A suspected Taliban bomber targeted a key Pakistani court in a suicide attack Monday in the northern city of Peshawar, killing at least six people and leaving 35 more wounded.

The lone suicide bomber arrived by rickshaw at Peshawar's local court then blew himself up just minutes after walking up to the building.

"We are not safe anywhere. We are at war," said Iftikhar Hussain, information minister of the North West Frontier Province (NWFP), of which Peshawar is the capital. "We have to target the Taliban wherever they are before our security can improve."

Witnesses told Pakistani TV channels of human limbs scattered around the site of the attack, with blood splattered on the sidewalks. Some TV presenters said the images were too graphic to be shown to viewers.

After the attack, a senior Western diplomat in Islamabad warned that Pakistan's internal security conditions were likely to deteriorate further as the Taliban continued seeking revenge for the military's ongoing campaign in the South Waziristan region, near the Afghan border.

"The Taliban have decided to retaliate at all costs. They will not retreat anytime soon. They have to be fought back," said the diplomat, who spoke to CBS News on condition of anonymity.

Other diplomats from the West, and Pakistan's own security officials, say the country's ongoing campaign against Taliban militants is central to President Obama's revised Afghan war strategy.

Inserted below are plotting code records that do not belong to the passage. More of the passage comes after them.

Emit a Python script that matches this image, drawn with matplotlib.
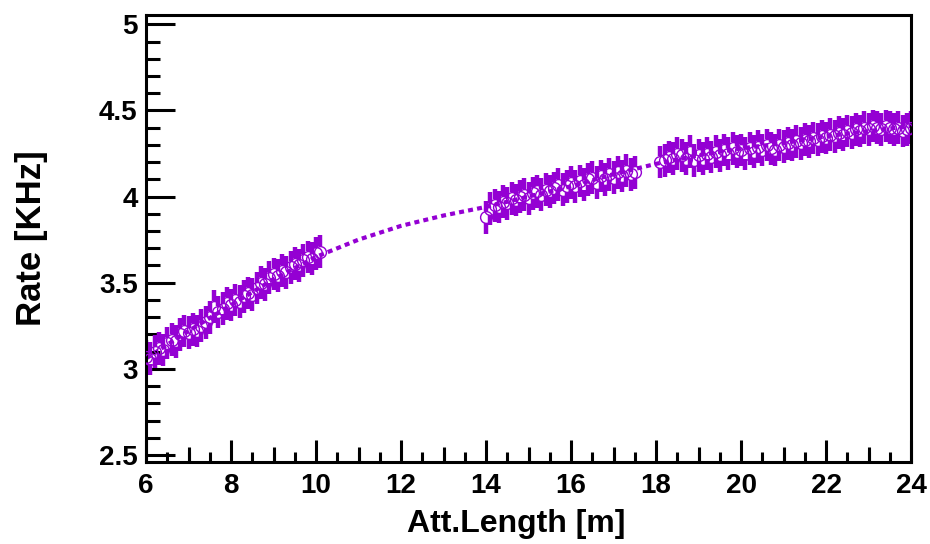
import numpy as np
import matplotlib.pyplot as plt
from matplotlib.collections import LineCollection
from matplotlib.ticker import MultipleLocator, FormatStrFormatter

plt.rcParams['font.family'] = ['Liberation Sans', 'DejaVu Sans']
plt.rcParams['font.weight'] = 'bold'

PURPLE = '#9400d3'

# measured rate vs attenuation length, three scan ranges
x_seg1 = [6.0, 6.1, 6.2, 6.3, 6.4, 6.5, 6.6, 6.7, 6.8, 6.9,
          7.0, 7.1, 7.2, 7.3, 7.4, 7.5, 7.6, 7.7, 7.8, 7.9,
          8.0, 8.1, 8.2, 8.3, 8.4, 8.5, 8.6, 8.7, 8.8, 8.9,
          9.0, 9.1, 9.2, 9.3, 9.4, 9.5, 9.6, 9.7, 9.8, 9.9,
          10.0, 10.1]
y_seg1 = [3.07, 3.06, 3.10, 3.12, 3.11, 3.15, 3.17, 3.16, 3.20, 3.22,
          3.21, 3.23, 3.22, 3.25, 3.27, 3.30, 3.36, 3.33, 3.35, 3.38,
          3.37, 3.40, 3.39, 3.42, 3.44, 3.43, 3.47, 3.50, 3.49, 3.53,
          3.55, 3.54, 3.57, 3.56, 3.59, 3.61, 3.60, 3.63, 3.65, 3.64,
          3.67, 3.68]

x_seg2 = [14.0, 14.1, 14.2, 14.3, 14.4, 14.5, 14.6, 14.7, 14.8, 14.9,
          15.0, 15.1, 15.2, 15.3, 15.4, 15.5, 15.6, 15.7, 15.8, 15.9,
          16.0, 16.1, 16.2, 16.3, 16.4, 16.5, 16.6, 16.7, 16.8, 16.9,
          17.0, 17.1, 17.2, 17.3, 17.4, 17.5]
y_seg2 = [3.88, 3.93, 3.95, 3.94, 3.97, 3.96, 3.99, 3.98, 4.00, 4.01,
          3.99, 4.02, 4.03, 4.01, 4.04, 4.03, 4.05, 4.07, 4.04, 4.06,
          4.08, 4.06, 4.09, 4.07, 4.10, 4.11, 4.08, 4.12, 4.10, 4.13,
          4.11, 4.14, 4.12, 4.15, 4.13, 4.14]

x_seg3 = [18.1, 18.2, 18.3, 18.4, 18.5, 18.6, 18.7, 18.8, 18.9, 19.0,
          19.1, 19.2, 19.3, 19.4, 19.5, 19.6, 19.7, 19.8, 19.9, 20.0,
          20.1, 20.2, 20.3, 20.4, 20.5, 20.6, 20.7, 20.8, 20.9, 21.0,
          21.1, 21.2, 21.3, 21.4, 21.5, 21.6, 21.7, 21.8, 21.9, 22.0,
          22.1, 22.2, 22.3, 22.4, 22.5, 22.6, 22.7, 22.8, 22.9, 23.0,
          23.1, 23.2, 23.3, 23.4, 23.5, 23.6, 23.7, 23.8, 23.9, 24.0]
y_seg3 = [4.20, 4.21, 4.23, 4.22, 4.25, 4.24, 4.22, 4.26, 4.21, 4.24,
          4.22, 4.25, 4.23, 4.26, 4.24, 4.27, 4.25, 4.28, 4.26, 4.27,
          4.25, 4.28, 4.26, 4.29, 4.27, 4.30, 4.28, 4.27, 4.30, 4.29,
          4.31, 4.30, 4.32, 4.31, 4.33, 4.32, 4.34, 4.33, 4.35, 4.34,
          4.36, 4.35, 4.37, 4.36, 4.38, 4.37, 4.39, 4.38, 4.40, 4.39,
          4.41, 4.40, 4.39, 4.41, 4.40, 4.39, 4.40, 4.38, 4.39, 4.40]

y_err = 0.095

fit_x = [6, 7, 8, 9, 10, 11, 12, 13, 14, 15,
         16, 17, 18, 19, 20, 21, 22, 23, 24]
fit_y = [3.06, 3.22, 3.37, 3.52, 3.65, 3.75, 3.83, 3.89, 3.94, 4.00,
         4.06, 4.13, 4.19, 4.24, 4.28, 4.31, 4.35, 4.38, 4.41]

fig = plt.figure(figsize=(9.3, 5.44), dpi=100)
ax = fig.add_axes([0.157, 0.151, 0.8226, 0.8217])
ax.set_xlim(6, 24)
ax.set_ylim(2.46, 5.055)

ax.plot(fit_x, fit_y, color=PURPLE, lw=3, dashes=(1.2, 1.0), zorder=1)

# ROOT style: error bar is not drawn inside the open marker
marker_ms = 8.5
ax_h_px = fig.get_figheight() * fig.dpi * 0.8217
gap = (marker_ms / 72 * fig.dpi / 2) / (ax_h_px / (5.055 - 2.46))


def draw_points(xs, ys, err):
    segs = []
    for xi, yi in zip(xs, ys):
        segs.append([(xi, yi - err), (xi, yi - gap)])
        segs.append([(xi, yi + gap), (xi, yi + err)])
    ax.add_collection(LineCollection(segs, colors=PURPLE, linewidths=3.2,
                                     capstyle='butt', zorder=2))
    ax.plot(xs, ys, 'o', mfc='none', mec=PURPLE, ms=marker_ms, mew=1.0,
            zorder=3)


draw_points(x_seg1, y_seg1, y_err)
draw_points(x_seg2, y_seg2, y_err)
draw_points(x_seg3, y_seg3, y_err)

# axes / ticks
for s in ax.spines.values():
    s.set_linewidth(2.2)
ax.set_xticks(np.arange(6, 25, 2))
ax.xaxis.set_minor_locator(MultipleLocator(0.5))
ax.set_yticks(np.arange(2.5, 5.01, 0.5))
ax.yaxis.set_minor_locator(MultipleLocator(0.1))
ax.yaxis.set_major_formatter(FormatStrFormatter('%g'))
ax.tick_params(which='both', direction='in', top=False, right=False,
               labelsize=20, width=2.2)
ax.tick_params(axis='x', which='major', length=16, pad=8)
ax.tick_params(axis='x', which='minor', length=7)
ax.tick_params(axis='y', which='major', length=21, pad=6)
ax.tick_params(axis='y', which='minor', length=10)

sec = ax.secondary_xaxis('bottom')
sec.set_xticks(np.arange(7, 24, 2))
sec.tick_params(direction='in', length=11, width=2.2, labelbottom=False)
sec.spines['bottom'].set_visible(False)

ax.set_xlabel('Att.Length [m]', fontsize=23, fontweight='bold')
ax.set_ylabel('Rate [KHz]', fontsize=25, fontweight='bold')
ax.xaxis.set_label_coords(0.484, -0.105)
ax.yaxis.set_label_coords(-0.128, 0.5)

fig.savefig('out.png', dpi=100)
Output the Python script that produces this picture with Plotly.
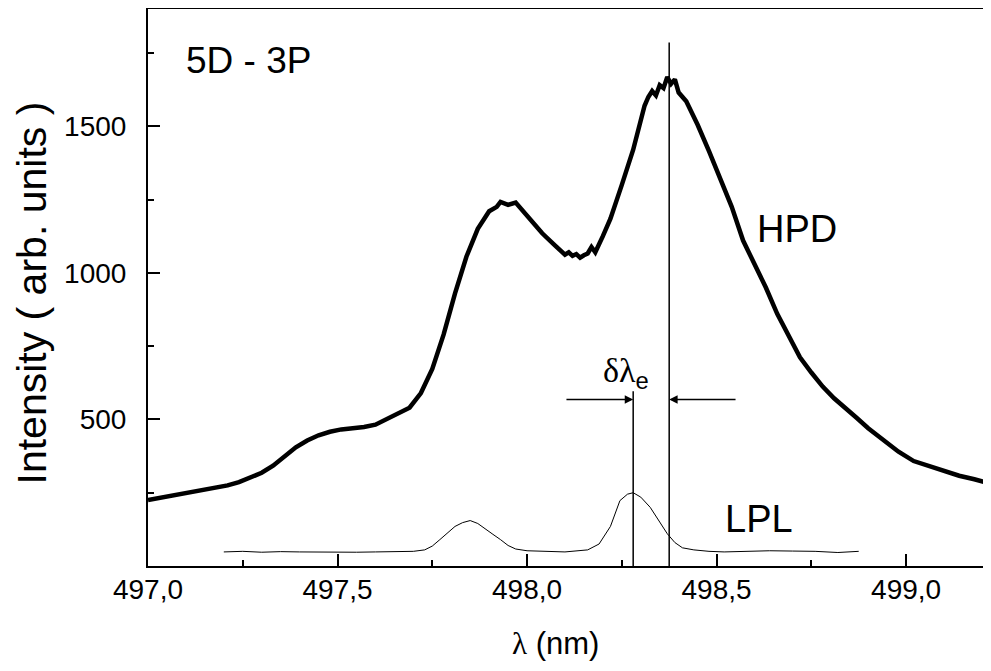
import plotly.graph_objects as go

# HPD spectrum
hpd_x = [497.00, 497.03, 497.06, 497.09, 497.12, 497.15, 497.18, 497.21, 497.24, 497.27,
         497.30, 497.33, 497.36, 497.39, 497.42, 497.45, 497.48, 497.51, 497.54, 497.57,
         497.60, 497.63, 497.66, 497.69, 497.72, 497.75, 497.78, 497.81, 497.84, 497.87,
         497.90, 497.92, 497.93, 497.95, 497.97, 497.98, 498.01, 498.04, 498.07, 498.09,
         498.10, 498.11, 498.12, 498.13, 498.14, 498.15, 498.16, 498.17, 498.18, 498.20,
         498.22, 498.25, 498.28, 498.31, 498.32, 498.33, 498.34, 498.35, 498.36, 498.37,
         498.38, 498.39, 498.40, 498.42, 498.45, 498.48, 498.51, 498.54, 498.57, 498.60,
         498.63, 498.66, 498.69, 498.72, 498.75, 498.78, 498.81, 498.84, 498.87, 498.90,
         498.94, 498.98, 499.02, 499.06, 499.10, 499.14, 499.18, 499.22]
hpd_y = [225, 232, 238, 246, 252, 258, 266, 275, 286, 300,
         318, 342, 376, 405, 428, 446, 458, 466, 470, 474,
         482, 500, 520, 540, 590, 672, 790, 930, 1055, 1150,
         1210, 1225, 1242, 1232, 1240, 1225, 1185, 1135, 1098, 1072,
         1062, 1070, 1058, 1064, 1052, 1060, 1066, 1088, 1070, 1125,
         1185, 1300, 1420, 1570, 1600, 1620, 1605, 1640, 1630, 1668,
         1645, 1660, 1615, 1585, 1505, 1415, 1320, 1225, 1110, 1030,
         950, 860, 785, 712, 660, 612, 572, 540, 505, 470,
         430, 390, 358, 340, 322, 308, 296, 282]

# LPL spectrum
lpl_x = [497.20, 497.25, 497.30, 497.35, 497.40, 497.45, 497.50, 497.55, 497.60, 497.65,
         497.70, 497.73, 497.75, 497.77, 497.79, 497.81, 497.83, 497.85, 497.87, 497.89,
         497.91, 497.93, 497.95, 497.97, 498.00, 498.05, 498.10, 498.16, 498.19, 498.22,
         498.245, 498.265, 498.28, 498.30, 498.325, 498.35, 498.37, 498.39, 498.41, 498.44,
         498.48, 498.52, 498.58, 498.64, 498.70, 498.76, 498.82, 498.875]
lpl_y = [48, 50, 47, 49, 48, 47, 46, 47, 48, 48,
         50, 55, 68, 90, 112, 135, 148, 155, 145, 128,
         108, 90, 70, 58, 52, 50, 48, 55, 75, 135,
         223, 245, 250, 235, 200, 150, 110, 80, 62, 55,
         50, 48, 50, 52, 51, 50, 46, 50]

x_tick_vals = [497.0, 497.5, 498.0, 498.5, 499.0]
x_tick_text = ["497,0", "497,5", "498,0", "498,5", "499,0"]
x_minor_vals = [497.25, 497.75, 498.25, 498.75]
y_tick_vals = [500, 1000, 1500]
y_tick_text = ["500", "1000", "1500"]
y_minor_vals = [250, 750, 1250, 1750]

lambda_hpd = 498.375
lambda_lpl = 498.28
hpd_line_top = 1786
lpl_line_top = 596
arrow_y = 568
arrow_left_tail = 498.10
arrow_right_tail = 498.554

FONT = "Liberation Sans, Arial, sans-serif"

fig = go.Figure()
fig.add_trace(go.Scatter(x=hpd_x, y=hpd_y, mode="lines",
                         line=dict(color="black", width=4.5), showlegend=False))
fig.add_trace(go.Scatter(x=lpl_x, y=lpl_y, mode="lines",
                         line=dict(color="black", width=1), showlegend=False))

fig.add_shape(type="line", x0=lambda_hpd, x1=lambda_hpd, y0=0, y1=hpd_line_top,
              xref="x", yref="y", line=dict(color="black", width=1.5))
fig.add_shape(type="line", x0=lambda_lpl, x1=lambda_lpl, y0=0, y1=lpl_line_top,
              xref="x", yref="y", line=dict(color="black", width=1.5))

fig.add_annotation(x=lambda_lpl, y=arrow_y, ax=arrow_left_tail, ay=arrow_y,
                   xref="x", yref="y", axref="x", ayref="y", text="",
                   showarrow=True, arrowhead=2, arrowsize=1.3, arrowwidth=1.3,
                   arrowcolor="black", standoff=0, startstandoff=0)
fig.add_annotation(x=lambda_hpd, y=arrow_y, ax=arrow_right_tail, ay=arrow_y,
                   xref="x", yref="y", axref="x", ayref="y", text="",
                   showarrow=True, arrowhead=2, arrowsize=1.3, arrowwidth=1.3,
                   arrowcolor="black", standoff=0, startstandoff=0)

fig.add_annotation(x=498.195, y=657, xref="x", yref="y", xanchor="left", yanchor="middle",
                   text="δλ<sub><span style='font-family:Liberation Sans'>e</span></sub>",
                   showarrow=False, font=dict(family="Liberation Serif, Times New Roman, serif",
                                              size=34, color="black"))
fig.add_annotation(x=498.713, y=1151, xref="x", yref="y", text="HPD", showarrow=False,
                   xanchor="center", yanchor="middle",
                   font=dict(family=FONT, size=38, color="black"))
fig.add_annotation(x=498.612, y=162, xref="x", yref="y", text="LPL", showarrow=False,
                   xanchor="center", yanchor="middle",
                   font=dict(family=FONT, size=38, color="black"))
fig.add_annotation(x=497.266, y=1723, xref="x", yref="y", text="5D - 3P", showarrow=False,
                   xanchor="center", yanchor="middle",
                   font=dict(family=FONT, size=37, color="black"))

fig.add_annotation(x=0, y=0.5, xref="paper", yref="paper", xanchor="center", yanchor="middle",
                   xshift=-117, yshift=-6,
                   text="Intensity ( arb. units )", textangle=-90, showarrow=False,
                   font=dict(family=FONT, size=41, color="black"))
fig.add_annotation(x=0.483, y=0, xref="paper", yref="paper", xanchor="center", yanchor="middle",
                   yshift=-77,
                   text="<span style='font-family:Liberation Serif'>λ</span> (nm)",
                   showarrow=False, font=dict(family=FONT, size=31, color="black"))

fig.update_xaxes(range=[497.0, 499.224], tickvals=x_tick_vals, ticktext=x_tick_text,
                 ticks="inside", ticklen=12, tickwidth=2, tickcolor="black",
                 showline=True, linecolor="black", linewidth=2, mirror=True,
                 showgrid=False, zeroline=False, ticklabelstandoff=-3,
                 tickfont=dict(family=FONT, size=28, color="black"),
                 minor=dict(tickvals=x_minor_vals, ticks="inside", ticklen=6,
                            tickwidth=2, tickcolor="black", showgrid=False))
fig.update_yaxes(range=[0, 1900], tickvals=y_tick_vals, ticktext=y_tick_text,
                 ticks="inside", ticklen=12, tickwidth=2, tickcolor="black",
                 showline=True, linecolor="black", linewidth=2, mirror=False,
                 showgrid=False, zeroline=False, ticklabelstandoff=14,
                 tickfont=dict(family=FONT, size=28, color="black"),
                 minor=dict(tickvals=y_minor_vals, ticks="inside", ticklen=6,
                            tickwidth=2, tickcolor="black", showgrid=False))

# page body has an 8px margin; offset the figure so the plot area lands where the reference has it
fig.update_layout(width=983, height=663, margin=dict(l=140, r=0, t=1, b=105),
                  plot_bgcolor="white", paper_bgcolor="white", showlegend=False)

fig.write_html("out.html")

CBSNews.com Special Report: Afghanistan

Military analysts say the U.S. plan will not succeed unless Pakistani forces manage to drive Taliban militants from their sanctuaries along the porous, mountainous border region between the two countries.

"The U.S. is convinced that Pakistan's border areas provide sanctuaries to the Taliban. Unless these sanctuaries are taken out, the problem of insecurity in Afghanistan will only get much worse," one Pakistani security official, who also asked not to be identified, told CBS News.

Last week, two of the three suicide attacks in Islamabad, Rawalpindi and Peshawar targeted installations of the nation's armed forces, suggesting the military has become the prime target for the Taliban.